References & Resources
The information on pitchers’ repertoires, as well as the cranky Branch Rickey quote, come from the marvelous Neyer/James Guide to Pitchers: An Historical Compendium of Pitching, Pitchers, and Pitches, by Bill James and Rob Neyer (New York: Fireside, 2004).
The similarity scores used above are calculated as follows:
Factor 1: 50 points if one pitchers is a lefty and the other a righty.
Factor 2: 1.00 times the absolute value of the difference between each pitcher’s career wins.
Factor 3: 0.50 times the absolute value of the difference between each pitcher’s career losses.
Factor 4: 0.05 times the absolute value of the difference between each pitcher’s career innings pitched.
Factor 5: 2.50 times the absolute value of the difference between each pitcher’s career ERA+.
Factor 6: 1.00 times the absolute value of the difference between each pitcher’s career Win Shares.
Factor 7: 1.50 times the absolute value of the difference between each pitcher’s career Win Shares Above Average (WSAA).
Factor 8: 1.50 times the absolute value of the difference between each pitcher’s K+.
Factor 9: 1.50 times the absolute value of the difference between each pitcher’s BB+.
Next, we simply add together all six factors and subtract from 1000. The higher the score, the higher the similarity.
K+ and BB+ are measures of the pitcher’s strikeout and walk rates, adjusted for league and park effects.
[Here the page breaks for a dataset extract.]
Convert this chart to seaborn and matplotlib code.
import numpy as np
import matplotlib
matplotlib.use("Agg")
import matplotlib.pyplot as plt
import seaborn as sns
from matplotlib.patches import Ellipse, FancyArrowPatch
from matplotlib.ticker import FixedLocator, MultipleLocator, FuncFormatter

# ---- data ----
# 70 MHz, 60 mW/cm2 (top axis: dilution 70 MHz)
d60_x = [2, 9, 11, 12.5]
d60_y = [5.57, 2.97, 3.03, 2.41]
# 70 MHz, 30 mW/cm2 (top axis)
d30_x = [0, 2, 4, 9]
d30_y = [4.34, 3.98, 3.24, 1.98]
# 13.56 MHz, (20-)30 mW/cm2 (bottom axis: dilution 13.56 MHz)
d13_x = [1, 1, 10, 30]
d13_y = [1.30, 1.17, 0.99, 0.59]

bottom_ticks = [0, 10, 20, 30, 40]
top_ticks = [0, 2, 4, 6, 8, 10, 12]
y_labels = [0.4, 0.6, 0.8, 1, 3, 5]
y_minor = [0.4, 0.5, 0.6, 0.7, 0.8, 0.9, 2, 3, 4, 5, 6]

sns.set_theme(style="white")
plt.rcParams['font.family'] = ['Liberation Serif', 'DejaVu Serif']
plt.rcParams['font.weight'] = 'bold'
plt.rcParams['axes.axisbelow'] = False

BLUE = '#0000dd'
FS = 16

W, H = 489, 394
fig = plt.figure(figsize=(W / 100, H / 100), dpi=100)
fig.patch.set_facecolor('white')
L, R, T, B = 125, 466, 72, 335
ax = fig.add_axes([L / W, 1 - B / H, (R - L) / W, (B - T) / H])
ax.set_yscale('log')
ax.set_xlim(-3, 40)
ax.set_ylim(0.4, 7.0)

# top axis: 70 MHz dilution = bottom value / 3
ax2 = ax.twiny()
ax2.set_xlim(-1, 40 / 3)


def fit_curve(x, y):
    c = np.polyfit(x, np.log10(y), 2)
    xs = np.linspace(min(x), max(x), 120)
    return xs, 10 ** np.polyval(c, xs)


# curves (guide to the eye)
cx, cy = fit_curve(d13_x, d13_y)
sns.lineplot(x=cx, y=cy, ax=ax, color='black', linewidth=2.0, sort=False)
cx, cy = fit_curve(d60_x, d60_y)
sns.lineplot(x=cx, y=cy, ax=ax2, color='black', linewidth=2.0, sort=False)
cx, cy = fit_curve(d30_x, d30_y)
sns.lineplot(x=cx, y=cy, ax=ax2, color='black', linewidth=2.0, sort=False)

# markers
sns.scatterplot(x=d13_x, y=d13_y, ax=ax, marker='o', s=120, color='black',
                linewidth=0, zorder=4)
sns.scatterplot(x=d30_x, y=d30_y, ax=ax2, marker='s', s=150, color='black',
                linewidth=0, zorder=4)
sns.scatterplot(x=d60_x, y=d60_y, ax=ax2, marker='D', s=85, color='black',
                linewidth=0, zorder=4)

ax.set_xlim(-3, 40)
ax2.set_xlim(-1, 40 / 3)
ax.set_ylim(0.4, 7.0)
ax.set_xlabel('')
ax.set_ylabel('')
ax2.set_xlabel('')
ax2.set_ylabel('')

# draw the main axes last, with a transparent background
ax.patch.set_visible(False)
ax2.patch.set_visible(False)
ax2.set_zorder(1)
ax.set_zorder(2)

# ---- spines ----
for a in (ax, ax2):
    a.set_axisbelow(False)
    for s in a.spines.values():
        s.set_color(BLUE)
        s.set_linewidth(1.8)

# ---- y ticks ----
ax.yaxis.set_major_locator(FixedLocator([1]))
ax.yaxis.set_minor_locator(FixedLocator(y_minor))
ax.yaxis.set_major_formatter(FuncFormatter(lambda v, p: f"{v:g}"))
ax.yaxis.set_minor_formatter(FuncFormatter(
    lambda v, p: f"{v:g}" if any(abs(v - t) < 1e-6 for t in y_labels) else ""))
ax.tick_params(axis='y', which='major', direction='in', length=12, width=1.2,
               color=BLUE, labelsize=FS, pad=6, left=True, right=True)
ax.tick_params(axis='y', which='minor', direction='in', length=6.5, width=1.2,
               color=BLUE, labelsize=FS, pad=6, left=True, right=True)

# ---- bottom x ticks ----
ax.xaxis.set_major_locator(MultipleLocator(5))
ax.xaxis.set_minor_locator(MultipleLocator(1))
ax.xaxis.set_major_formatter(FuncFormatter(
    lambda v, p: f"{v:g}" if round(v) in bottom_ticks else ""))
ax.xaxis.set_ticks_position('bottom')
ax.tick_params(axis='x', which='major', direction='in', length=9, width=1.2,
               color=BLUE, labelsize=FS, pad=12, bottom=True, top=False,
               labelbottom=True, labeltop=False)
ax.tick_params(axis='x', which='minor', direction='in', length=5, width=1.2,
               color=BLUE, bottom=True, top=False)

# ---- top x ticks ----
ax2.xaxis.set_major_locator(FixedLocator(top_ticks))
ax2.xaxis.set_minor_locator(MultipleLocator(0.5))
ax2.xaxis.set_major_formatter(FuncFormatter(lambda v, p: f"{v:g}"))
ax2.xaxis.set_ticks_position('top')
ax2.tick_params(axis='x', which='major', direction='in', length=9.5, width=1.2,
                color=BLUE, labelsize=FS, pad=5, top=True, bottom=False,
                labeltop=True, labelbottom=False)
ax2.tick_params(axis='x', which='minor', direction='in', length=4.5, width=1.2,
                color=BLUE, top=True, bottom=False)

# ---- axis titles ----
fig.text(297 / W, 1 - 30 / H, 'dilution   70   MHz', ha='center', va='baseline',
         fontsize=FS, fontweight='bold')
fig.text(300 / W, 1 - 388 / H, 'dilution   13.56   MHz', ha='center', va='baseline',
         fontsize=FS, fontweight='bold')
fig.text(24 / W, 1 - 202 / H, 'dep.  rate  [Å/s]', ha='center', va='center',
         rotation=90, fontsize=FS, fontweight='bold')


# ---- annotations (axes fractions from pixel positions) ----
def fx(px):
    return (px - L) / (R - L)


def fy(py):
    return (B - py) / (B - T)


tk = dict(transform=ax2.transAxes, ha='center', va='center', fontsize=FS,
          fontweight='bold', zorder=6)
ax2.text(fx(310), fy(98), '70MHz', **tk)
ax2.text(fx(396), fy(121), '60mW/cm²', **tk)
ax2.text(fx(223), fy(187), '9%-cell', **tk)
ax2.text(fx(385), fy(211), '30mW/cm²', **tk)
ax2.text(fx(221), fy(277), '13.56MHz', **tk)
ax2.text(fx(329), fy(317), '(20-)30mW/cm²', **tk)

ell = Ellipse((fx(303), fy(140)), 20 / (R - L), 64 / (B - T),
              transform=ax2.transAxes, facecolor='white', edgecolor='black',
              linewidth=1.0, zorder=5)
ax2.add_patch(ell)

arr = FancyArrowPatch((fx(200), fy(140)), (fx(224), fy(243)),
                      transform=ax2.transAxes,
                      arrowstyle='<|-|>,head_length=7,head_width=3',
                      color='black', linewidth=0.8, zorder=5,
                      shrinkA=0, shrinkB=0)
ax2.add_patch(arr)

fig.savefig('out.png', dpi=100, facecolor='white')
As with ERA+, a pitcher with a K+ or BB+ of 100 is league-average. We only had access to K+ and BB+ data through the 2004 season, so the data for current and recently-retired pitchers is not precisely accurate. However, this should have little effect on our study. Most of the recent pitchers in the study completed most of their careers by 2004, so the changes in their K+ and BB+ numbers would be minimal. Furthermore, we only use similarity scores as a guide to narrow the field of comparables, and not as the sole determinant of comparability.